Deniz Yaşamını Koruma Derneği dalgıçları Biyolog Ulaşcan Kayataş ve gönüllü dalışçı Yener Kuşçuluoğlu yaptıkları açıklamada, “Bu dalışı gerçekleştirdiğimiz bölgenin yüzeyinde müsilaj çok görülmemekle birlikte geçtiğimiz günlerdeki soğuk hava dalgasından kaynaklı dipte çökmüş halde bulunmaktadır. Fakat bu müsilajın bittiği anlamına gelmemeli ve havaların ısınması ile birlikte tekrar yoğun bir müsilaj görülmesi beklenmektedir. Su akıntılı. Akıntı olmasına rağmen müsilaj hala var.

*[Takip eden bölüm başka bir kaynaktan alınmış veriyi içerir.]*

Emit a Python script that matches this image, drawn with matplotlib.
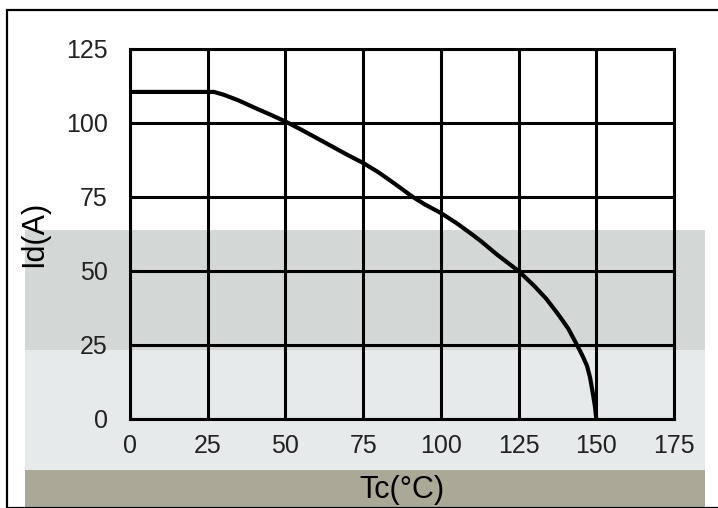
import matplotlib
matplotlib.use('Agg')
from matplotlib import pyplot as plt
from matplotlib.patches import Rectangle

# derating curve
tc = [0, 27, 30, 35, 40, 45, 50, 55, 62, 70, 75, 80, 85, 91, 95, 100, 105, 110,
      113, 118, 125, 130, 134, 138, 141, 143.8, 145.5, 147, 148, 149, 149.6, 150]
i_d = [110.5, 110.5, 109.6, 107.6, 105.2, 102.9, 100.5, 97.8, 93.8, 89.2, 86.5,
       83.3, 79.6, 75, 72.4, 69.6, 66.2, 62.4, 60, 55.6, 50, 45, 40.5, 35, 30.5,
       25, 21.5, 18, 14, 8, 4, 0]

x_ticks = [0, 25, 50, 75, 100, 125, 150, 175]
y_ticks = [0, 25, 50, 75, 100, 125]

W, H = 718, 508


def px_rect(fig, x0, y0, x1, y1, color):
    # rectangle given in pixel coords (top-left origin)
    fig.patches.append(Rectangle((x0 / W, 1 - y1 / H), (x1 - x0) / W, (y1 - y0) / H,
                                 transform=fig.transFigure, facecolor=color,
                                 edgecolor='none', zorder=-5))


def plot_curve():
    plt.rcParams['font.family'] = ['Liberation Sans', 'DejaVu Sans']
    fig = plt.figure(figsize=(W / 100, H / 100), dpi=100)

    # scanned-page background bands
    px_rect(fig, 25, 230, 705, 508, '#e7eaea')
    px_rect(fig, 25, 230, 705, 350, '#d3d8d7')
    px_rect(fig, 25, 470, 705, 508, '#aca898')
    fig.patches.append(Rectangle((7 / W, 0), 1, 1 - 10 / H, transform=fig.transFigure,
                                 facecolor='none', edgecolor='black', lw=1.6, zorder=-4))

    ax = fig.add_axes([130 / W, 1 - 419 / H, 544 / W, 370 / H])
    ax.set_zorder(2)
    ax.set_facecolor('none')
    ax.plot(tc, i_d, color='black', lw=3, zorder=3)

    ax.set_xlim(0, 175)
    ax.set_ylim(0, 125)
    ax.set_xticks(x_ticks)
    ax.set_yticks(y_ticks)
    ax.grid(True, color='black', lw=2.2)
    for s in ax.spines.values():
        s.set_linewidth(2.2)
    ax.tick_params(length=0, labelsize=18, colors='#222222')
    ax.tick_params(axis='x', pad=11)
    ax.tick_params(axis='y', pad=16)

    ax.set_xlabel('Tc(°C)', fontsize=22, labelpad=12)
    ax.set_ylabel('Id(A)', fontsize=22, labelpad=12)

    fig.savefig('out.png', dpi=100)


if __name__ == '__main__':
    plot_curve()
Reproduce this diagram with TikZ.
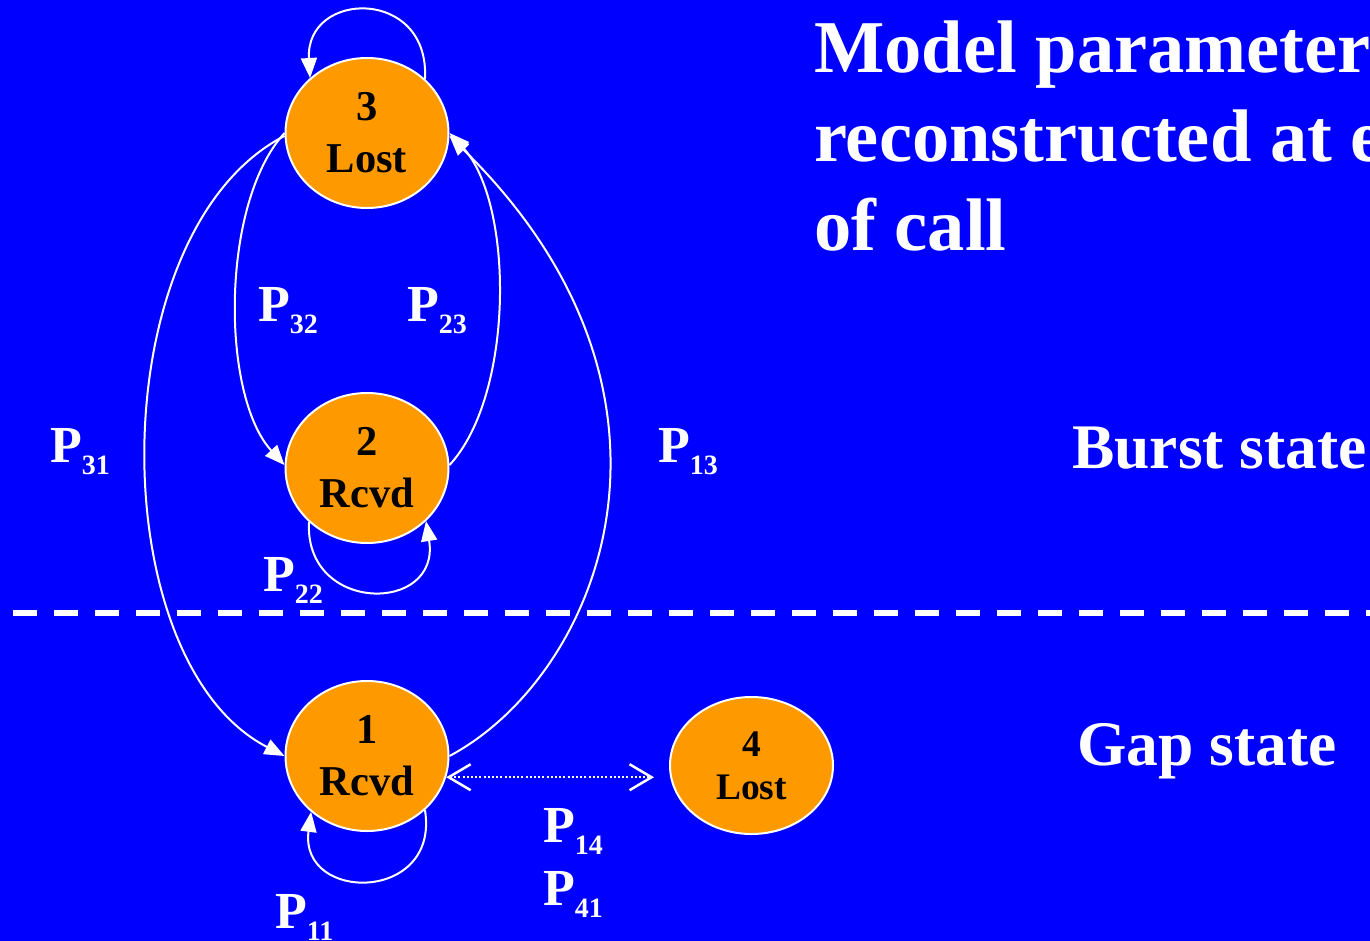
\documentclass[tikz,border=0pt]{standalone}
\usepackage{fontspec}
\setmainfont{Liberation Serif}[BoldFont={Liberation Serif Bold}]
\usetikzlibrary{arrows.meta,shapes.geometric}
\definecolor{bgblue}{RGB}{0,0,255}
\definecolor{stateorange}{RGB}{255,153,0}
\newcommand\plab[1]{{\fontsize{52}{52}\selectfont P}\raisebox{-12pt}{\fontsize{28}{28}\selectfont #1}}
\begin{document}
\begin{tikzpicture}[x=1pt,y=1pt,
  stateshape/.style={ellipse, draw=white, line width=2pt, fill=stateorange, inner sep=0pt,
    align=center, text=black},
  bigstate/.style={stateshape, minimum width=163pt, minimum height=150pt,
    font=\bfseries\fontsize{42.5}{52}\selectfont},
  conn/.style={draw=white, line width=2pt, -{Triangle[length=20pt,width=16pt]}},
  dotconn/.style={draw=white, line width=2.2pt, dash pattern=on 2pt off 2.2pt,
    {Straight Barb[length=22pt,width=26pt,line width=2.5pt]}-{Straight Barb[length=22pt,width=26pt,line width=2.5pt]}},
  lab/.style={text=white, inner sep=0pt, anchor=base west, font=\bfseries},
  sidetext/.style={text=white, inner sep=0pt, anchor=base west, font=\bfseries\fontsize{63.5}{63.5}\selectfont}
]
\clip (0,0) rectangle (1370,-941);
\fill[bgblue] (0,0) rectangle (1370,-941);

% separator
\draw[white, line width=6pt, dash pattern=on 24pt off 17pt] (13,-613) -- (1370,-613);

% states
\node[bigstate] (n3) at (367,-133) {3\\Lost};
\node[bigstate] (n2) at (367,-468) {2\\Rcvd};
\node[bigstate] (n1) at (367,-756) {1\\Rcvd};
\node[stateshape, minimum width=163pt, minimum height=137pt,
  font=\bfseries\fontsize{37.5}{43}\selectfont] (n4) at (751.5,-765.5) {4\\Lost};

% connectors
\draw[conn] (n3.43) .. controls +(5,92) and +(-5,88) .. (n3.136);
\draw[conn] (n3.180) .. controls +(-64,-70) and +(-64,70) .. (n2.178);
\draw[conn] (n2.2) .. controls +(65,70) and +(65,-70) .. (n3.0);
\draw[conn] (n3.182) .. controls +(-184,-95) and +(-184,95) .. (n1.180);
\draw[conn] (n1.0) .. controls +(150,80) and +(265,-260) .. (n3.358);
\draw[conn] (n2.223) .. controls +(-5,-92) and +(15,-93) .. (n2.318);
\draw[conn] (n1.317) .. controls +(15,-93) and +(-12,-91) .. (n1.225);
\draw[dotconn, shorten >=15pt] (n1.345) -- (n1.345 -| n4.west);

% labels
\node[lab] (l32) at (258,-321) {\plab{32}};
\node[lab] (l23) at (407,-321) {\plab{23}};
\node[lab] (l31) at (50,-462) {\plab{31}};
\node[lab] (l13) at (658,-462) {\plab{13}};
\node[lab] (l22) at (263,-591) {\plab{22}};
\node[lab] (l14) at (543,-842) {\plab{14}};
\node[lab] (l41) at (543,-905) {\plab{41}};
\node[lab] (l11) at (275,-928) {\plab{11}};

% texts
\node[text=white, inner sep=0pt, anchor=north west, align=left,
  font=\bfseries\fontsize{74.5}{89}\selectfont] (title) at (814,-21)
  {Model parameters\\reconstructed at end\\of call};
\node[sidetext] (burst) at (1072,-468) {Burst state};
\node[sidetext] (gap) at (1077,-765) {Gap state};
\end{tikzpicture}
\end{document}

Düzenli olarak mercanları paletle yelliyoruz ki mercanların üzeri müsilajdan kurtulsun. Fakat her dalışımızda tekrar akıntıya rağmen müsilaj oluyor. Mercanların hayatlarını devam ettirebilmesi deniz yaşamının devam etmesi adına bu müsilaj problemine karşı topyekûn bir önlem almak durumundayız. Artık bu bölgesel bir afet değil, ulusal bir afet durumuna gelmiş durumdadır. Bu konuda tüm yetkilileri inisiyatif almaya davet ediyoruz.” dedi.